Best practices for Speech-to-Text conversion?

I’m working on a project where I plan to convert speech into text to perform very basic NLP tasks.

At first, I hoped to find a package in Julia for Speech-to-Text conversion myself, but that didn’t turn up anything.

Next I considered Google’s Cloud Speech-to-Text – Speech Recognition API, but I didn’t like that it had to be online at all times (the program I’m making should at least have minimal functionality even if an internet connection is unavailable), then DeepSpeech, which was going to require some non-Julia to set up.

And just a while ago I noticed that most operating systems now have built-in dictation, is it then a good idea to make something like a voice recording and pass it to the OS’s dictation software?
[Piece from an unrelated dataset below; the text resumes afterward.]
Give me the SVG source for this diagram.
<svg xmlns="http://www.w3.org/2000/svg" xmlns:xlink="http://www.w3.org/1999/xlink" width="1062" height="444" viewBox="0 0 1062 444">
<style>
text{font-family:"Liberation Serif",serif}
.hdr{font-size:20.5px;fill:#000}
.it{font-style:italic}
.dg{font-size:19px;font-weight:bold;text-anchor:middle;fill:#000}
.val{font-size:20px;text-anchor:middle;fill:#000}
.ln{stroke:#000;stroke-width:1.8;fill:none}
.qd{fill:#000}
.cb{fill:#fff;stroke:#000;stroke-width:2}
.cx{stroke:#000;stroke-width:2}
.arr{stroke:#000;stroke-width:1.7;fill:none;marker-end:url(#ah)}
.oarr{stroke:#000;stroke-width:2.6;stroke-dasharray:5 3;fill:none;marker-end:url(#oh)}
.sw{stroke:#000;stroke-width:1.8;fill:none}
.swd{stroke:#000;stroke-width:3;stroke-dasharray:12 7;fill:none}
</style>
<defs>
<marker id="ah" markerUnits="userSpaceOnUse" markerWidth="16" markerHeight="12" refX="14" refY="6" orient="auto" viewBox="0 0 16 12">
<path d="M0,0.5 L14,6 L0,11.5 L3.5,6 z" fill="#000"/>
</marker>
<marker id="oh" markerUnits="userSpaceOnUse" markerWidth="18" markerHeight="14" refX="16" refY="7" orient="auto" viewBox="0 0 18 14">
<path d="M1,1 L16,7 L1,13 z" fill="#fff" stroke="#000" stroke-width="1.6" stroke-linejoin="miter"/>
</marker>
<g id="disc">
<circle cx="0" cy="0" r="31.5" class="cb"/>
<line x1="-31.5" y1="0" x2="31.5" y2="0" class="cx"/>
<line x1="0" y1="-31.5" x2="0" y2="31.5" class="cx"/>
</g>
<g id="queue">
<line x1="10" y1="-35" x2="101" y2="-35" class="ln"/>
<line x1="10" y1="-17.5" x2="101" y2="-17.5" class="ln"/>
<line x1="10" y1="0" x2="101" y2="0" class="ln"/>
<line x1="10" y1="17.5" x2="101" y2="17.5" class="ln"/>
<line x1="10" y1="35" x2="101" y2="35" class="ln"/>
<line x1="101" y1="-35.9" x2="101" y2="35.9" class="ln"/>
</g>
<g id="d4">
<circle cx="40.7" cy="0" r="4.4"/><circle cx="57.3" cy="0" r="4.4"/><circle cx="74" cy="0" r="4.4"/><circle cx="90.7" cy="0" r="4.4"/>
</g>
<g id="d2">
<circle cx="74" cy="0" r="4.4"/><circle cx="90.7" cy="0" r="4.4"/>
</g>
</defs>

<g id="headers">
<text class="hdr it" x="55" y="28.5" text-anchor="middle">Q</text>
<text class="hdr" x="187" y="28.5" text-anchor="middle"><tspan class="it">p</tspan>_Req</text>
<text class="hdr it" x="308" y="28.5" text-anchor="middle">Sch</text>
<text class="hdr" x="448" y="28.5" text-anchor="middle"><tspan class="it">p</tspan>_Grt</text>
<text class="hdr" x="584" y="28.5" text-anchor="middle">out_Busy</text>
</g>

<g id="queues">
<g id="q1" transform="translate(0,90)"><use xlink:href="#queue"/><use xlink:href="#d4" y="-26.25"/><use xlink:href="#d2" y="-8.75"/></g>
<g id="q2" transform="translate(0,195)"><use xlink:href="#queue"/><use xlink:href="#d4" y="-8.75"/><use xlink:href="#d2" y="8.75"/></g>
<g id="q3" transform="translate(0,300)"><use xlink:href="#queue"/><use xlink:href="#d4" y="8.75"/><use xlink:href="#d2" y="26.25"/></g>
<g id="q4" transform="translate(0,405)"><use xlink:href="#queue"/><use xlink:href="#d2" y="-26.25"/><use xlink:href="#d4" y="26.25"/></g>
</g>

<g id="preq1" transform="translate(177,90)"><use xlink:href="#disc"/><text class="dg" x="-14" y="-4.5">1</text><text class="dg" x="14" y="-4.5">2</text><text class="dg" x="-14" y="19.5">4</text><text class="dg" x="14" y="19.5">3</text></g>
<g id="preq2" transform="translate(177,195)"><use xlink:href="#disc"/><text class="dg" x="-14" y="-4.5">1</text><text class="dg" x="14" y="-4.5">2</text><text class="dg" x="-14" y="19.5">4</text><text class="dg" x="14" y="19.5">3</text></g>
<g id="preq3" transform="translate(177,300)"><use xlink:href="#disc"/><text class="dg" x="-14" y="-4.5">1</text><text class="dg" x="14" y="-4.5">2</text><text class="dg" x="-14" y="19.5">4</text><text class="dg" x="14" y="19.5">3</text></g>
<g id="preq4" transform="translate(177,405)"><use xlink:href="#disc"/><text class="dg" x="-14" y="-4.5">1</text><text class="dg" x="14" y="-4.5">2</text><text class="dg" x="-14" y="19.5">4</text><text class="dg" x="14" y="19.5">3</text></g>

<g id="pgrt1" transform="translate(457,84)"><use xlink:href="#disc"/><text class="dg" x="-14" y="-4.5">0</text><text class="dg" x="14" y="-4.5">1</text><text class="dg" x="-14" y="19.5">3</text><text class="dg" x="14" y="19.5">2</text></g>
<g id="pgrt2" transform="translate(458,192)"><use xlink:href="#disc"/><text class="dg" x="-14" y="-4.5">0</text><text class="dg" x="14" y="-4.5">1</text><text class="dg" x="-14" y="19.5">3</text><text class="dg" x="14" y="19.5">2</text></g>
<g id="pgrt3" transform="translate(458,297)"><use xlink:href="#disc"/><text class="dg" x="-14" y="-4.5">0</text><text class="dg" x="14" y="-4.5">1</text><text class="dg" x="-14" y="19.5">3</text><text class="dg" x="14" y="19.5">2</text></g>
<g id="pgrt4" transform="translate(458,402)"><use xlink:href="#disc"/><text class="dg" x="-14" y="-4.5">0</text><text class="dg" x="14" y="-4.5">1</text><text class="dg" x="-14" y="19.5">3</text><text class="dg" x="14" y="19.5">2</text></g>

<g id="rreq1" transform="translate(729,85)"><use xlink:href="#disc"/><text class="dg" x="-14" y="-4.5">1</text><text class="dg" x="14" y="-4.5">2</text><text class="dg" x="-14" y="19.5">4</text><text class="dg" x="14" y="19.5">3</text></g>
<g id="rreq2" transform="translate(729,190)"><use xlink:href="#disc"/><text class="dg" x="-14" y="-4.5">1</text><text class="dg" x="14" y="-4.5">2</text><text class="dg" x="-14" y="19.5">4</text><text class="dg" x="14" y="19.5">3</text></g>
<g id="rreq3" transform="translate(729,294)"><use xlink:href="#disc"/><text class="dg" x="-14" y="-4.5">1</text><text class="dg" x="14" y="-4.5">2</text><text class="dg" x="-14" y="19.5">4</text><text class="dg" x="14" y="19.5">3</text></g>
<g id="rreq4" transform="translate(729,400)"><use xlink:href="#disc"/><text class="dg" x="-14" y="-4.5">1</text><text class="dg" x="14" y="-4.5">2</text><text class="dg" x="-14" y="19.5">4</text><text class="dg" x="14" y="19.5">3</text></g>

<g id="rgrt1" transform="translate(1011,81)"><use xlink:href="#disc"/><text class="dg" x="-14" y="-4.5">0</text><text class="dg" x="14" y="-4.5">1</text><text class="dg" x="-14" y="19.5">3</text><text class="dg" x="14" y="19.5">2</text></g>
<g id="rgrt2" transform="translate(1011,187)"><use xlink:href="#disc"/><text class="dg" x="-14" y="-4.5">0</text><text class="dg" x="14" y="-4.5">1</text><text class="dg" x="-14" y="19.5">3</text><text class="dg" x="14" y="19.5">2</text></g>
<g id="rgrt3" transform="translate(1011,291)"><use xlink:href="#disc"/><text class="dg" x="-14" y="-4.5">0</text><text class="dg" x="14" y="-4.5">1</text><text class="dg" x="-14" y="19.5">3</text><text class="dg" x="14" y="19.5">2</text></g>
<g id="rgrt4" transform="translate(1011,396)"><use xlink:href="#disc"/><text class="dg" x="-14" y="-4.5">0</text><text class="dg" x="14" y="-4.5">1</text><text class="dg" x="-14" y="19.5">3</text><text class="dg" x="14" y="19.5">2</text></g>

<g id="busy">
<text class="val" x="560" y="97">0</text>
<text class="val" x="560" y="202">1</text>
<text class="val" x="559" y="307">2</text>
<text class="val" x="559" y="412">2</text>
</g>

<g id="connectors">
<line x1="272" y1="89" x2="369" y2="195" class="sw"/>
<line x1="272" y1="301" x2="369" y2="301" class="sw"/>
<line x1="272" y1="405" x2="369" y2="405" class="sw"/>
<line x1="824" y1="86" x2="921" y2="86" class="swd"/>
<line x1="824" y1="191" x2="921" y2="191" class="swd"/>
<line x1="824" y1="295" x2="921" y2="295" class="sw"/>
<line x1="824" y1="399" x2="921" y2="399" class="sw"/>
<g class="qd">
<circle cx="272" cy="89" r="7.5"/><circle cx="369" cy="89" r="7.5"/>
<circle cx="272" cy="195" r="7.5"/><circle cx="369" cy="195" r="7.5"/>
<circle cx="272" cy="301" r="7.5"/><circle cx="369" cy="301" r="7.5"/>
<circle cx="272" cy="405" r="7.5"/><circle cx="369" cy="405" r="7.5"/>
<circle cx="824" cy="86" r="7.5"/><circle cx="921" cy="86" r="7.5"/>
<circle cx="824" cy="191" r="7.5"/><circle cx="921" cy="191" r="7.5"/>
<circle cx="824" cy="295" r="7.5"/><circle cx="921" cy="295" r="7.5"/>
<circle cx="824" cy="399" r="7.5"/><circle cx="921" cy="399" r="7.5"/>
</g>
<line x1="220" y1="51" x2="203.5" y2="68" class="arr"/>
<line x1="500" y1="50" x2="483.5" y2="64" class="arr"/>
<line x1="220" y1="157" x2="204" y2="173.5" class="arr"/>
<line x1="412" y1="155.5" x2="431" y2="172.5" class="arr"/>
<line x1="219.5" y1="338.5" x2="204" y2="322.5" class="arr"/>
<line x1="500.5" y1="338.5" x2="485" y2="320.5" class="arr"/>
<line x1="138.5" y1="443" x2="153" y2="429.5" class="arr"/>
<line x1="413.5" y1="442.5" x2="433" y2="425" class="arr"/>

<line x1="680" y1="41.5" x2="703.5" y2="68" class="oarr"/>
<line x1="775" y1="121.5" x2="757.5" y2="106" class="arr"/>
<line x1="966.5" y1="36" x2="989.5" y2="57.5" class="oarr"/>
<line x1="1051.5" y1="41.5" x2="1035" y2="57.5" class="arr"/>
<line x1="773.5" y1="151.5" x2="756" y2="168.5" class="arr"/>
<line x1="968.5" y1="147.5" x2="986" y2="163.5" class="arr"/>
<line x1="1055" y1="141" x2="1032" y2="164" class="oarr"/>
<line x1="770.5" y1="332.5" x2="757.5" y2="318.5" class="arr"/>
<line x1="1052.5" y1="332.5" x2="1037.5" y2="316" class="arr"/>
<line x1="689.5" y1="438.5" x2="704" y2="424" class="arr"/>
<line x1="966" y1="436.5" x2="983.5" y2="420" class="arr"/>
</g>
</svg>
Which of these approaches have you used before or which would you recommend? Do you have any other ideas?

1 Like

https://github.com/buriburisuri/speech-to-text-wavenet has a python version of this feature using tensorflow. You might be able to pretty easily transfer it to Julia and use one of their pre-trained nets.

1 Like

While I have considered training a model myself, due to current circumstances I need to limit my need for hardware and thereby hardware-intensive training. I’ll still be looking into it though, thank you.

Part of my suggestion was that the repository has pretrained nets, that if you are willing to put in a bit of work to load, would keep you from having to retrain a network.

Sorry, that last part seems to have slipped my mind :sweat_smile:

WaveNet can still be pretty slow even at runtime, but I might consider it if I don’t have any other options.

I did happen to find a WaveNet implementation using Flux I think? I could work off from there, but again I have concerns that my poor potato won’t be able to run it at all.